Back then, I hadn’t known that planting a naked gun on a table would make the quasi-children return, that all they needed was for some small portion of the gun to be out in the open, and poof. There they’d be. Those kids had followed me for days. My crew all quit before the quasis left. Losing so many friends like that hurt, but I didn’t hold it against any of them. They’d probably been better off…

O’Toole let out a monkey-like yell and lunged for the gun. Everyone let out a cry of dismay and surged to their feet. Mido and Sauna pinned O’Toole to the table with a fleshy thud. If it hadn’t been bolted to the floor, our concerted surging to our feet would have sent the table flying across galley. It was big enough to accommodate ten at a time in a semi-circle. O’Toole squirmed with one side of his face pinned to the table, his hand within inches of the towel. Sauna wrapped a lean arm around the Irishman’s neck and pulled him upright. The rest of us commenced breathing and cautiously sat back down.

“Sauna, put him in the cargo hold, please.” Everyone looked at me funny at my sudden use of manners. I never said “please” or the likes, unless something was really bothering me. O’Toole lunging for my gun like that was enough to reduce me to using etiquette.

Sauna, a Dominican kid, dragged a struggling O’Toole in the opposite direction Sam had left. Once the whimpering fell silent, Jacobi downed his coffee like a shot of vodka, and even sighed and smacked his lips.

Mido, if you ever die in a sword fight, so help my cursed soul I’ll… I’ll never be able to replace your stupid hide. Somehow Mido could make something as simple as coffee so enjoyable to drink. I took another sip and the rest of my crew finally warmed up to their own mugs. The tension diffused, but our hearts remained heavy. Jacobi regarded me with his hard stare.

Twenty years after the Purge, women began reporting giving birth to babies that were cold to the touch. Other than that, their newborns were perfectly healthy and grew up without any unusual health problems. They were just quiet kids that didn’t start talking until around age seven. It was strange but no one thought too much of it.

After forty years, the “cold kids” stayed mute and all had black eyes, and some stayed bald as chemotherapy patients. Confusion and some disorganized research ensued. It wasn’t until around the fifty-year mark that scientists realized some humans were either evolving to compensate for the decimated environment, or it was a genetic mutation thanks to all the radiation. At that point I was on the mutation boat, since I didn’t see the point in being mute. Religions took their typical stance and labelled these oddly bald and silent people another punishment from the invisible man. I stayed quiet and let the rest of the world speculate. The truth didn’t matter much to me. I had rougher things than post-apocalypse problems to deal with.
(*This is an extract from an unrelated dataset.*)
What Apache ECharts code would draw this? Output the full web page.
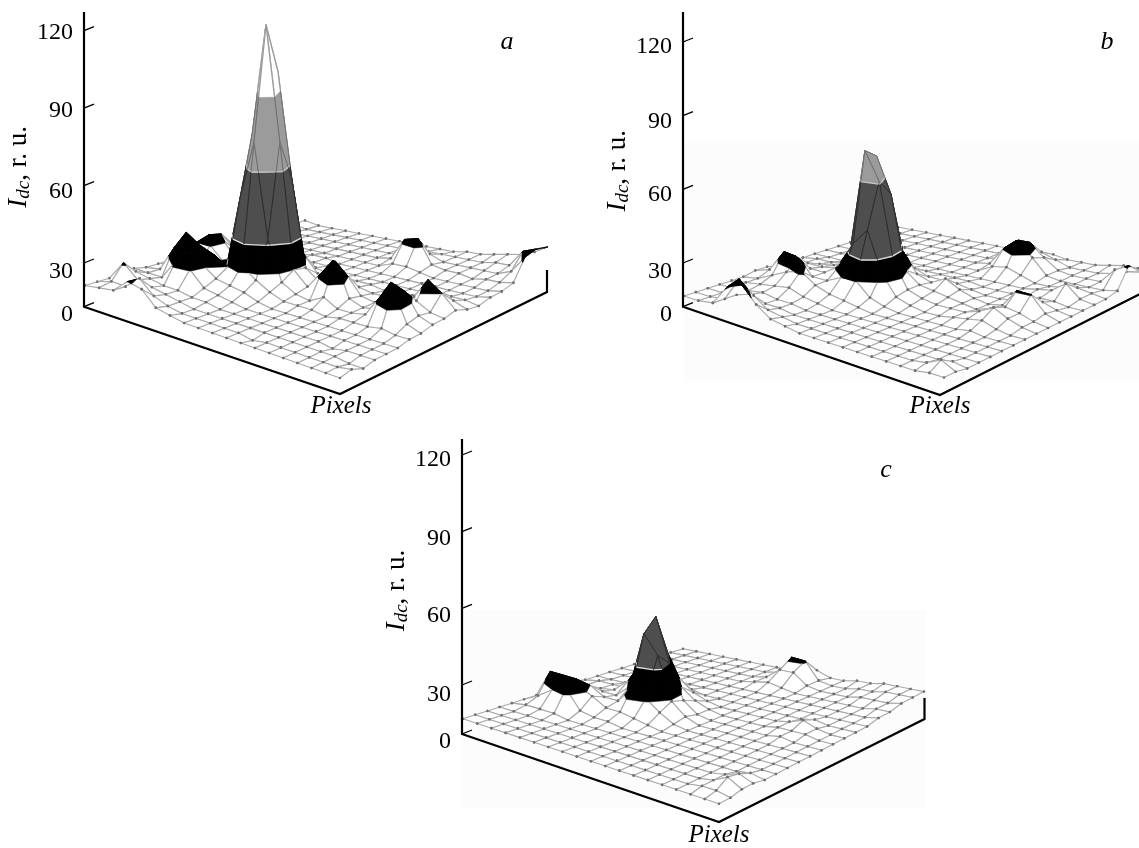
<!DOCTYPE html>
<html><head><meta charset="utf-8">
<style>html,body{margin:0;padding:0;background:#fff}#c{width:1139px;height:848px}</style>
<script src="https://cdn.jsdelivr.net/npm/echarts@6/dist/echarts.min.js"></script>
</head><body><div id="c"></div>
<script>
const tickLabels = [0, 30, 60, 90, 120];
const panelNames = ['a', 'b', 'c'];
// surface heights, in axis units; rows run towards the viewer, columns towards the back
const heightsA = [
[21,21,21,22,22,21,21,21,22,23,23,22,21,21,21,21,21,21,21],
[22,23,28.8,24,22,22,23,23,28.1,29.5,28.4,23,22,21,21,21,20,20,20],
[23,23,24,23,22,32,36.5,24,28.2,29,24,22,21,21,21,20,20,20,20],
[28.3,27.9,23,22,30,33,33,24,23,23,22,21,21,21,20,20,20,20,20],
[27.3,23,22,22,28.4,29,31,24,30,25,22,21,21,20,20,20,20,20,20],
[22,21,21,21,23,25,28,53,76,60,28,22,21,21,20,20,20,20,20],
[21,20,20,21,22,24,30,76,120,100,36,23,21,21,20,20,20,20,20],
[20,20,20,20,21,23,26,40,76,60,29,22,21,20,20,20,20,20,20],
[20,20,20,20,20,21,23,25,28,27,23,21,20,20,20,20,20,20,20],
[20,20,20,20,20,20,21,22,23,23,23,21,20,20,20,21,21,20,20],
[20,20,20,20,20,20,21,21,30,33,23,21,20,20,22,29.5,22,21,20],
[20,19,20,20,20,20,21,24,36,28.5,22,21,20,20,22,31,23,21,20],
[20,20,20,20,20,20,20,21,23,22,21,20,20,20,21,22,21,21,21],
[20,20,20,20,20,20,21,21,21,21,21,20,20,20,20,21,21,21,21],
[20,20,20,20,20,20,21,22,22,22,22,21,20,20,20,21,21,21,22],
[20,20,20,19,20,20,21,30,34,25,24,21,20,20,20,20,21,22,23],
[20,20,20,20,20,20,22,35,32,26,32,25,21,20,20,21,21,22,24],
[20,20,19,20,20,20,21,23,24,23,28.2,23,21,20,20,21,23,28.5,26],
[20,21,19,20,20,20,21,21,22,22,23,21,20,21,21,22,29.5,30.5,29]];
const heightsB = [
[20,20,20,20,20,20,21,21,20,20,20,20,20,20,20,20,20,20,20],
[20,20,20,20,21,21,23,23,22,21,21,20,20,20,20,20,20,20,20],
[21,21,21,21,22,24,32,28.5,24,22,21,20,20,20,20,20,20,20,20],
[29.5,31,23,22,23,27,31,25,24,23,22,21,20,20,20,20,20,20,20],
[32,26,21,21,24,29,25,25,25,25,23,21,20,20,20,20,20,20,20],
[26,22,21,21,22,25,25,29,35,45,32,23,21,20,20,20,20,20,20],
[22,21,20,20,21,23,28,40,76,72,40,25,21,20,20,20,20,20,20],
[21,20,20,20,20,22,28.4,47,65,58,33,24,21,20,20,20,20,20,20],
[20,20,20,20,20,21,23,31,34,28.5,25,22,21,20,20,20,20,20,20],
[20,20,20,20,20,20,21,23,24,24,23,22,21,20,20,21,21,20,20],
[20,20,20,20,20,20,20,21,22,23,26,22,21,20,23,28.5,29.5,23,20],
[20,20,20,20,20,20,20,20,21,22,23,21,20,20,24,33,30,24,21],
[20,20,20,20,20,20,20,20,21,21,21,20,20,20,22,27,25,22,20],
[20,20,20,20,20,20,20,21,21,20,20,20,20,20,20,21,21,20,20],
[20,20,20,20,20,20,20,22,23,22,21,21,20,21,20,20,20,20,20],
[20,20,20,20,20,20,21,23,26,24,28.5,23,21,22,21,20,20,20,21],
[20,21,20,20,20,20,20,21,23,23,28.3,23,21,26,22,20,20,21,22],
[21,24,21,20,20,20,20,20,21,21,22,21,20,21,21,20,26,23,22],
[21,21,20,20,20,20,20,20,20,20,20,20,20,20,20,21,29,24,22]];
const heightsC = [
[17,17,17,17,17,17,17,18,18,18,17,17,17,17,17,17,17,17,17],
[17,17,17,17,18,20,28,21,19,18,18,17,17,17,17,17,17,17,17],
[17,17,17,17,18,24,28,25,20,18,18,17,17,17,17,17,17,17,17],
[17,17,17,17,18,26,25.5,24,20,19,18,17,17,17,17,17,17,17,17],
[17,17,17,17,17,19,23,21,20,24,23,18,17,17,17,17,17,17,17],
[17,17,17,17,17,18,20,21,25,33,35,24,18,17,17,17,17,17,17],
[17,17,17,17,17,18,20,27.5,47,52,36,24,18,17,17,17,17,17,17],
[17,17,17,17,17,17,19,25,40,35,24,20,17,17,17,17,17,17,17],
[17,17,17,17,17,17,18,21,23.5,22,20,18,17,17,17,18,18,18,17],
[17,17,17,17,17,17,17,18,19,18,18,17,17,17,17,19,22,25,19],
[17,17,17,17,17,17,17,17,17,17,17,17,17,17,17,18,22,24.6,19],
[17,17,17,17,17,17,17,17,17,17,17,17,17,17,17,17,18,18,17],
[17,17,17,17,17,17,17,17,17,17,17,17,17,17,17,17,17,17,17],
[17,17,17,17,17,17,17,17,17,17,17,17,17,17,17,17,17,17,18],
[17,17,17,17,17,17,17,17,17,17,18,18,17,17,17,17,17,18,18],
[17,17,17,17,17,17,17,17,17,18,18,20,18,17,17,17,18,18,19],
[17,18,18,18,17,17,17,17,17,17,18,18,17,17,17,17,18,19,19],
[17,18,21,20,18,17,17,17,17,17,17,17,17,17,17,18,18,19,19],
[17,17,18,18,17,17,17,17,17,17,17,17,17,17,18,18,19,19,19]];
const levelsA = [28, 38, 65, 93];
const levelsB = [28, 36, 64, 93];
const levelsC = [24, 35, 65, 93];

const FONT = '"Liberation Serif","Times New Roman",serif';
const panels = [
 {z:heightsA, lv:levelsA, left:84, t30:263, t120:30.7, zeroY:306.7, topY:12, floor:20,
  surf:{L:[85,288],F:[340,378],R:[548,270],B:[305,223]},
  frame:[[84,12],[84,306.7],[340,394],[547,292],[547,270]], nudge:[8,9,6,3,2.5],
  name:[507,44], px:[341,408], gapName:48, namePad:76, band:null},
 {z:heightsB, lv:levelsB, left:683, t30:263, t120:42, zeroY:306.7, topY:12, floor:20,
  surf:{L:[684,296],F:[944,380],R:[1152,276],B:[898,227]},
  frame:[[683,12],[683,306.7],[940,395],[1152,288]], nudge:[8,9,5,6,5],
  name:[1107,44], px:[940,408], gapName:49, namePad:74, band:[684,143,455,240]},
 {z:heightsC, lv:levelsC, left:462, t30:685, t120:455, zeroY:734, topY:439, floor:16.5,
  surf:{L:[463,720],F:[719,805],R:[924,698],B:[683,650]},
  frame:[[462,439],[462,734],[719,822],[924.5,719],[924.5,698]], nudge:[8,10,7,7,5],
  name:[886,472], px:[719,837], gapName:48, namePad:74, band:[463,610,463,198]}
];

const opt = {backgroundColor:'#fff', animation:false, grid:[], xAxis:[], yAxis:[], series:[], title:[], graphic:[]};
const MIN=-30, MAX=135, XW=480;
const LINE = ['#a8a8a8','#000','#2e2e2e','#707070','#9a9a9a'];
const FILL = ['#fff','#000','#4e4e4e','#9b9b9b','#fff'];
const WID = [1.1,0.8,1,1,1.3];

panels.forEach((p,idx)=>{
  const k=(p.t30-p.t120)/90;
  const pos0=30-(p.zeroY-p.t30)/k;
  const toPos=y=>30+(p.t30-y)/k;
  const toData=q=>[q[0]-p.left,toPos(q[1])];
  const valueToPos=v=>v>=30?v:pos0+(30-pos0)*v/30;
  const C={L:toData(p.surf.L),F:toData(p.surf.F),R:toData(p.surf.R),B:toData(p.surf.B)};
  const N=p.z.length-1;
  const base=(i,j,z)=>{
    const a=i/N,b=j/N;
    const f=n=>(1-a)*(1-b)*C.L[n]+a*(1-b)*C.F[n]+a*b*C.R[n]+(1-a)*b*C.B[n];
    return [f(0),f(1)+z-p.floor];
  };
  const labelPos=tickLabels.map((v,n)=>valueToPos(v)-p.nudge[n]/k);

  opt.grid.push({left:p.left,width:XW,top:p.t30-(MAX-30)*k,height:(MAX-MIN)*k,containLabel:false,outerBoundsMode:'none'});
  opt.xAxis.push({gridIndex:idx,type:'value',min:0,max:XW,show:false});
  opt.yAxis.push({gridIndex:idx,type:'value',min:MIN,max:MAX,
    axisLine:{show:false},axisTick:{show:false},splitLine:{show:false},
    axisLabel:{customValues:labelPos,margin:11,fontSize:24,fontFamily:FONT,color:'#000',
      formatter:val=>{let b=0;labelPos.forEach((q,n)=>{if(Math.abs(q-val)<Math.abs(labelPos[b]-val))b=n;});return String(tickLabels[b]);}},
    name:'{i|I}{s|dc}{r|, r. u.}',nameLocation:'middle',nameRotate:90,nameGap:p.gapName,
    nameTextStyle:{padding:[0,0,0,p.namePad],rich:{
      i:{fontFamily:FONT,fontStyle:'italic',fontSize:27,lineHeight:28,color:'#000'},
      s:{fontFamily:FONT,fontStyle:'italic',fontSize:19,lineHeight:17,verticalAlign:'bottom',color:'#000'},
      r:{fontFamily:FONT,fontSize:27,lineHeight:28,color:'#000'}}}
  });

  // surface cells, far to near
  const cells=[];
  for(let i=0;i<N;i++)for(let j=N-1;j>=0;j--)
    cells.push([i,j,p.z[i][j],p.z[i+1][j],p.z[i+1][j+1],p.z[i][j+1]]);
  const lv=p.lv;
  const bands=[[-1e9,lv[0]],[lv[0],lv[1]],[lv[1],lv[2]],[lv[2],lv[3]],[lv[3],1e9]];
  const clipHalf=(poly,t,keepAbove)=>{
    const out=[];
    for(let n=0;n<poly.length;n++){
      const a=poly[n],b=poly[(n+1)%poly.length];
      const ina=keepAbove?a[2]>=t:a[2]<=t, inb=keepAbove?b[2]>=t:b[2]<=t;
      if(ina)out.push(a);
      if(ina!==inb){const u=(t-a[2])/(b[2]-a[2]);out.push([a[0]+(b[0]-a[0])*u,a[1]+(b[1]-a[1])*u,t]);}
    }
    return out;
  };
  const clipSeg=(a,b,lo,hi)=>{
    let u0=0,u1=1;const d=b[2]-a[2];
    if(d===0){ if(a[2]<lo||a[2]>hi) return null; }
    else{
      const ua=(lo-a[2])/d,ub=(hi-a[2])/d;
      u0=Math.max(u0,Math.min(ua,ub));u1=Math.min(u1,Math.max(ua,ub));
      if(u0>=u1)return null;
    }
    const m=u=>[a[0]+(b[0]-a[0])*u,a[1]+(b[1]-a[1])*u,a[2]+d*u];
    return [m(u0),m(u1)];
  };
  opt.series.push({type:'custom',coordinateSystem:'cartesian2d',xAxisIndex:idx,yAxisIndex:idx,z:3,silent:true,clip:false,
    data:cells,encode:{x:0,y:1},
    renderItem:(params,api)=>{
      const i=api.value(0),j=api.value(1);
      const quad=[[i,j,api.value(2)],[i+1,j,api.value(3)],[i+1,j+1,api.value(4)],[i,j+1,api.value(5)]];
      const S=q=>api.coord(base(q[0],q[1],q[2]));
      const ch=[];
      bands.forEach((bd,n)=>{
        let poly=clipHalf(quad,bd[0],true); if(poly.length>2) poly=clipHalf(poly,bd[1],false);
        if(poly.length<3)return;
        ch.push({type:'polygon',shape:{points:poly.map(S)},style:{fill:FILL[n],stroke:FILL[n],lineWidth:0.5}});
      });
      bands.forEach((bd,n)=>{
        for(let e=0;e<4;e++){
          const s=clipSeg(quad[e],quad[(e+1)%4],bd[0],bd[1]);
          if(!s)continue;
          const A=S(s[0]),B=S(s[1]);
          ch.push({type:'line',shape:{x1:A[0],y1:A[1],x2:B[0],y2:B[1]},style:{stroke:LINE[n],lineWidth:WID[n]}});
        }
      });
      // light contour lines between the dark bands
      [lv[1],lv[2]].forEach((t,m)=>{
        const pts=[];
        for(let e=0;e<4;e++){
          const a=quad[e],b=quad[(e+1)%4];
          if((a[2]-t)*(b[2]-t)<0){const u=(t-a[2])/(b[2]-a[2]);pts.push(S([a[0]+(b[0]-a[0])*u,a[1]+(b[1]-a[1])*u,t]));}
        }
        if(pts.length>=2)ch.push({type:'line',shape:{x1:pts[0][0],y1:pts[0][1],x2:pts[1][0],y2:pts[1][1]},style:{stroke:m?'#c4c4c4':'#dcdcdc',lineWidth:1.4}});
      });
      quad.forEach(q=>{
        if(q[2]<lv[0]){const c=S(q);ch.push({type:'circle',shape:{cx:c[0],cy:c[1],r:1.3},style:{fill:'#707070'}});}
      });
      return {type:'group',children:ch};
    }});

  // slanted tick marks
  opt.series.push({type:'custom',coordinateSystem:'cartesian2d',xAxisIndex:idx,yAxisIndex:idx,z:6,silent:true,clip:false,
    data:tickLabels.map(v=>[0,valueToPos(v)]),encode:{x:0,y:1},
    renderItem:(params,api)=>{const c=api.coord([api.value(0),api.value(1)]);
      return {type:'line',shape:{x1:c[0],y1:c[1],x2:c[0]+10,y2:c[1]-4},style:{stroke:'#000',lineWidth:1.3}};}});

  // frame
  opt.series.push({type:'line',xAxisIndex:idx,yAxisIndex:idx,z:7,silent:true,clip:false,showSymbol:false,symbol:'none',
    lineStyle:{color:'#000',width:2.2,join:'miter'},data:p.frame.map(toData)});

  opt.title.push({text:panelNames[idx],left:p.name[0],top:p.name[1]-15,padding:0,textAlign:'center',
    textStyle:{fontFamily:FONT,fontStyle:'italic',fontWeight:'normal',fontSize:26,color:'#000'}});
  opt.title.push({text:'Pixels',left:p.px[0],top:p.px[1]-14,padding:0,textAlign:'center',
    textStyle:{fontFamily:FONT,fontStyle:'italic',fontWeight:'normal',fontSize:25,color:'#000'}});
  if(p.band) opt.graphic.push({type:'rect',z:-1,silent:true,shape:{x:p.band[0],y:p.band[1],width:p.band[2],height:p.band[3]},style:{fill:'#fcfcfc'}});
});
const chart=echarts.init(document.getElementById('c'),null,{renderer:'canvas'});
chart.setOption(opt);
</script></body></html>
Seventy years after the purge (two hundred years ago), things began to get real clear as videos on the news showed gun users dying to bald ten year olds. Every time a gunner died, another gun vanished to I have no clue where. It didn’t take more than a few months for people to catch on to that using guns meant those strange kids would appear, and that people would die just for holding a gun out in the open. Crowds began to gather at factories to melt hundreds or thousands of guns at a time. Of course stupid people lived in denial and became unfailing demonstrations of the power quasi-children, as the kids eventually became known as. The stupid died while wielding guns over their heads and laughing at people “foolish enough to rid the world of guns.” They died with shock on their faces. Guns became an object of fear and nothing more.